GIVEN MATERIAL

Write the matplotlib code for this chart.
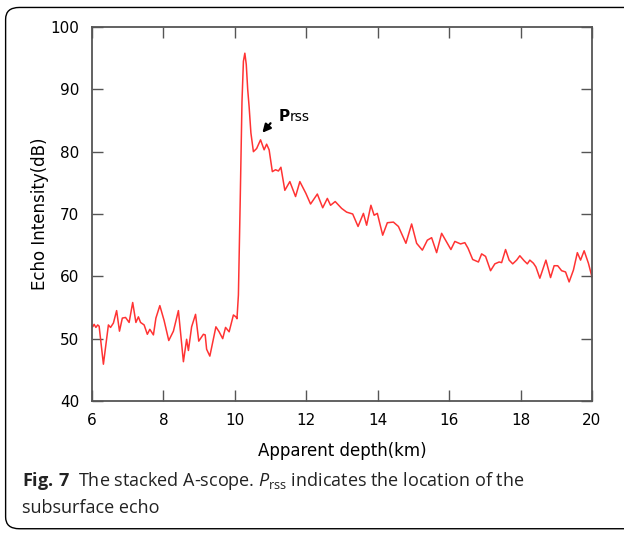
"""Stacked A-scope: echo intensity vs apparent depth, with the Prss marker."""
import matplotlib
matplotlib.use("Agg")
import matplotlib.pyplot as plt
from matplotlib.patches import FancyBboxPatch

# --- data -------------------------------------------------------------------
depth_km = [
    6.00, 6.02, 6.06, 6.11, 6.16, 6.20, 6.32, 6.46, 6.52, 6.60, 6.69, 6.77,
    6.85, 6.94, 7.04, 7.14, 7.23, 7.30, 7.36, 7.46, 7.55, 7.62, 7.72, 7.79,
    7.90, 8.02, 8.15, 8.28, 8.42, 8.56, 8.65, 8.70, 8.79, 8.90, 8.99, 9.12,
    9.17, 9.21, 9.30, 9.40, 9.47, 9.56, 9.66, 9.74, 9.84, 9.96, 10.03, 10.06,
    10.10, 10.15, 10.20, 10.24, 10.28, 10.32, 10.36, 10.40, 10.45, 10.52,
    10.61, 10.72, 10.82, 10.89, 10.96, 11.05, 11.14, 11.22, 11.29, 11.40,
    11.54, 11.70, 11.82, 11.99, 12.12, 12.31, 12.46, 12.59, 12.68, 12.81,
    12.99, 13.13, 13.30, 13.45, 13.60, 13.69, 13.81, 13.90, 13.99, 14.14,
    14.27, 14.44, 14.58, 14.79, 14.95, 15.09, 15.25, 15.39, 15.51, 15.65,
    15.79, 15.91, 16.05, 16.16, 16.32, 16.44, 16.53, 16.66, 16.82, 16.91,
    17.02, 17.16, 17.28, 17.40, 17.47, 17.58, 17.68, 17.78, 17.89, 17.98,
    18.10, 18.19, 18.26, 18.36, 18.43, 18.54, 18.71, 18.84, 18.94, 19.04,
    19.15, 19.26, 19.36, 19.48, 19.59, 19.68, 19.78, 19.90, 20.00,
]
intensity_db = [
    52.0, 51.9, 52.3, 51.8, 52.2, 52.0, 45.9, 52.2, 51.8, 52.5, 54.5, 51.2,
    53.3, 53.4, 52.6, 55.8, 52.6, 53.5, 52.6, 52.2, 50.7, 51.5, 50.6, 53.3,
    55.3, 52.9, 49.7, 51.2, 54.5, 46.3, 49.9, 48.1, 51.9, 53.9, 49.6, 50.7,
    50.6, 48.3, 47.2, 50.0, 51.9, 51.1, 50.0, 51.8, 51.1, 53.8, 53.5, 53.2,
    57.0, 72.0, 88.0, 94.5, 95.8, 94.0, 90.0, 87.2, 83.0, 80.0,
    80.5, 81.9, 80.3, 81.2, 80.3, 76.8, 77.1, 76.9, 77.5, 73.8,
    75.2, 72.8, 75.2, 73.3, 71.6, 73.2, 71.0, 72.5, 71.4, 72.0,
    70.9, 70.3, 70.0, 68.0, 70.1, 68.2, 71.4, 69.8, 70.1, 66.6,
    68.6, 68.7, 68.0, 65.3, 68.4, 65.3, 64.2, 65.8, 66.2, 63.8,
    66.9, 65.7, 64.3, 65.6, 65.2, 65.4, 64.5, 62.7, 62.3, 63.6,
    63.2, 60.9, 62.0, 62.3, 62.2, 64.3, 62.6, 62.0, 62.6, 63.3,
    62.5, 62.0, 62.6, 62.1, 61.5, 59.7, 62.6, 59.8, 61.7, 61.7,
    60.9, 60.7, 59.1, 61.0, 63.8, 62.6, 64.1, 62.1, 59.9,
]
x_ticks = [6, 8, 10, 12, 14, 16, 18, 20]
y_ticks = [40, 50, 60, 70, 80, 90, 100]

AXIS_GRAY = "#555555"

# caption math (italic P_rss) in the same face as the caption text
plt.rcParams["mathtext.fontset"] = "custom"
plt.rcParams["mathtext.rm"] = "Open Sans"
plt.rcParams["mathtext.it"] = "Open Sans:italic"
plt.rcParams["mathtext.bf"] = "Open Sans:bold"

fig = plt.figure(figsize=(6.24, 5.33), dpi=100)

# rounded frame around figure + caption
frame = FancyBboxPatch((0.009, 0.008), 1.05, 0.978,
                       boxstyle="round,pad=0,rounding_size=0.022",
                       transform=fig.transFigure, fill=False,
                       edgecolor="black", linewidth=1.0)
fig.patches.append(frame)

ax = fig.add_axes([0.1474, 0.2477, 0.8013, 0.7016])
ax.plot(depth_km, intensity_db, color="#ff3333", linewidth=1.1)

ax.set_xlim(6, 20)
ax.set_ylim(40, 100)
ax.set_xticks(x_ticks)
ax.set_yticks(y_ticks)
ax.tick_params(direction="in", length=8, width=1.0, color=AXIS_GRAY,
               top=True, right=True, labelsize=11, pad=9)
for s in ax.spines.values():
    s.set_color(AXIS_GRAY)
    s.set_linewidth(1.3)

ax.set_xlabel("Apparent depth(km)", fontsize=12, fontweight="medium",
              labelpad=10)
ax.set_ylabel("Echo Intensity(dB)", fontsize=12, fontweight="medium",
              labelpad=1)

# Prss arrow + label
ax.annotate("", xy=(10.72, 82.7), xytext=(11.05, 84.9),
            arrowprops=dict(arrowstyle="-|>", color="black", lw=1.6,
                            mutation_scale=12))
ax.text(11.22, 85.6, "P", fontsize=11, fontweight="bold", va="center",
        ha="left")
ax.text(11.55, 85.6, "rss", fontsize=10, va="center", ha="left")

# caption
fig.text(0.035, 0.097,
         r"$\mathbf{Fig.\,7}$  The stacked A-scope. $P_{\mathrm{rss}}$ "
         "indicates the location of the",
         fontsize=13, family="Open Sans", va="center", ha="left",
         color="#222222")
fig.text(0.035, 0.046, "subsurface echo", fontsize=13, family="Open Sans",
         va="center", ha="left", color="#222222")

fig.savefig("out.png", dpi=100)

EXERCISE
Give every line above again exactly, with no pictures.

SOLUTION TO THIS PROBLEM
Write the matplotlib code for this chart.
"""Stacked A-scope: echo intensity vs apparent depth, with the Prss marker."""
import matplotlib
matplotlib.use("Agg")
import matplotlib.pyplot as plt
from matplotlib.patches import FancyBboxPatch

# --- data -------------------------------------------------------------------
depth_km = [
    6.00, 6.02, 6.06, 6.11, 6.16, 6.20, 6.32, 6.46, 6.52, 6.60, 6.69, 6.77,
    6.85, 6.94, 7.04, 7.14, 7.23, 7.30, 7.36, 7.46, 7.55, 7.62, 7.72, 7.79,
    7.90, 8.02, 8.15, 8.28, 8.42, 8.56, 8.65, 8.70, 8.79, 8.90, 8.99, 9.12,
    9.17, 9.21, 9.30, 9.40, 9.47, 9.56, 9.66, 9.74, 9.84, 9.96, 10.03, 10.06,
    10.10, 10.15, 10.20, 10.24, 10.28, 10.32, 10.36, 10.40, 10.45, 10.52,
    10.61, 10.72, 10.82, 10.89, 10.96, 11.05, 11.14, 11.22, 11.29, 11.40,
    11.54, 11.70, 11.82, 11.99, 12.12, 12.31, 12.46, 12.59, 12.68, 12.81,
    12.99, 13.13, 13.30, 13.45, 13.60, 13.69, 13.81, 13.90, 13.99, 14.14,
    14.27, 14.44, 14.58, 14.79, 14.95, 15.09, 15.25, 15.39, 15.51, 15.65,
    15.79, 15.91, 16.05, 16.16, 16.32, 16.44, 16.53, 16.66, 16.82, 16.91,
    17.02, 17.16, 17.28, 17.40, 17.47, 17.58, 17.68, 17.78, 17.89, 17.98,
    18.10, 18.19, 18.26, 18.36, 18.43, 18.54, 18.71, 18.84, 18.94, 19.04,
    19.15, 19.26, 19.36, 19.48, 19.59, 19.68, 19.78, 19.90, 20.00,
]
intensity_db = [
    52.0, 51.9, 52.3, 51.8, 52.2, 52.0, 45.9, 52.2, 51.8, 52.5, 54.5, 51.2,
    53.3, 53.4, 52.6, 55.8, 52.6, 53.5, 52.6, 52.2, 50.7, 51.5, 50.6, 53.3,
    55.3, 52.9, 49.7, 51.2, 54.5, 46.3, 49.9, 48.1, 51.9, 53.9, 49.6, 50.7,
    50.6, 48.3, 47.2, 50.0, 51.9, 51.1, 50.0, 51.8, 51.1, 53.8, 53.5, 53.2,
    57.0, 72.0, 88.0, 94.5, 95.8, 94.0, 90.0, 87.2, 83.0, 80.0,
    80.5, 81.9, 80.3, 81.2, 80.3, 76.8, 77.1, 76.9, 77.5, 73.8,
    75.2, 72.8, 75.2, 73.3, 71.6, 73.2, 71.0, 72.5, 71.4, 72.0,
    70.9, 70.3, 70.0, 68.0, 70.1, 68.2, 71.4, 69.8, 70.1, 66.6,
    68.6, 68.7, 68.0, 65.3, 68.4, 65.3, 64.2, 65.8, 66.2, 63.8,
    66.9, 65.7, 64.3, 65.6, 65.2, 65.4, 64.5, 62.7, 62.3, 63.6,
    63.2, 60.9, 62.0, 62.3, 62.2, 64.3, 62.6, 62.0, 62.6, 63.3,
    62.5, 62.0, 62.6, 62.1, 61.5, 59.7, 62.6, 59.8, 61.7, 61.7,
    60.9, 60.7, 59.1, 61.0, 63.8, 62.6, 64.1, 62.1, 59.9,
]
x_ticks = [6, 8, 10, 12, 14, 16, 18, 20]
y_ticks = [40, 50, 60, 70, 80, 90, 100]

AXIS_GRAY = "#555555"

# caption math (italic P_rss) in the same face as the caption text
plt.rcParams["mathtext.fontset"] = "custom"
plt.rcParams["mathtext.rm"] = "Open Sans"
plt.rcParams["mathtext.it"] = "Open Sans:italic"
plt.rcParams["mathtext.bf"] = "Open Sans:bold"

fig = plt.figure(figsize=(6.24, 5.33), dpi=100)

# rounded frame around figure + caption
frame = FancyBboxPatch((0.009, 0.008), 1.05, 0.978,
                       boxstyle="round,pad=0,rounding_size=0.022",
                       transform=fig.transFigure, fill=False,
                       edgecolor="black", linewidth=1.0)
fig.patches.append(frame)

ax = fig.add_axes([0.1474, 0.2477, 0.8013, 0.7016])
ax.plot(depth_km, intensity_db, color="#ff3333", linewidth=1.1)

ax.set_xlim(6, 20)
ax.set_ylim(40, 100)
ax.set_xticks(x_ticks)
ax.set_yticks(y_ticks)
ax.tick_params(direction="in", length=8, width=1.0, color=AXIS_GRAY,
               top=True, right=True, labelsize=11, pad=9)
for s in ax.spines.values():
    s.set_color(AXIS_GRAY)
    s.set_linewidth(1.3)

ax.set_xlabel("Apparent depth(km)", fontsize=12, fontweight="medium",
              labelpad=10)
ax.set_ylabel("Echo Intensity(dB)", fontsize=12, fontweight="medium",
              labelpad=1)

# Prss arrow + label
ax.annotate("", xy=(10.72, 82.7), xytext=(11.05, 84.9),
            arrowprops=dict(arrowstyle="-|>", color="black", lw=1.6,
                            mutation_scale=12))
ax.text(11.22, 85.6, "P", fontsize=11, fontweight="bold", va="center",
        ha="left")
ax.text(11.55, 85.6, "rss", fontsize=10, va="center", ha="left")

# caption
fig.text(0.035, 0.097,
         r"$\mathbf{Fig.\,7}$  The stacked A-scope. $P_{\mathrm{rss}}$ "
         "indicates the location of the",
         fontsize=13, family="Open Sans", va="center", ha="left",
         color="#222222")
fig.text(0.035, 0.046, "subsurface echo", fontsize=13, family="Open Sans",
         va="center", ha="left", color="#222222")

fig.savefig("out.png", dpi=100)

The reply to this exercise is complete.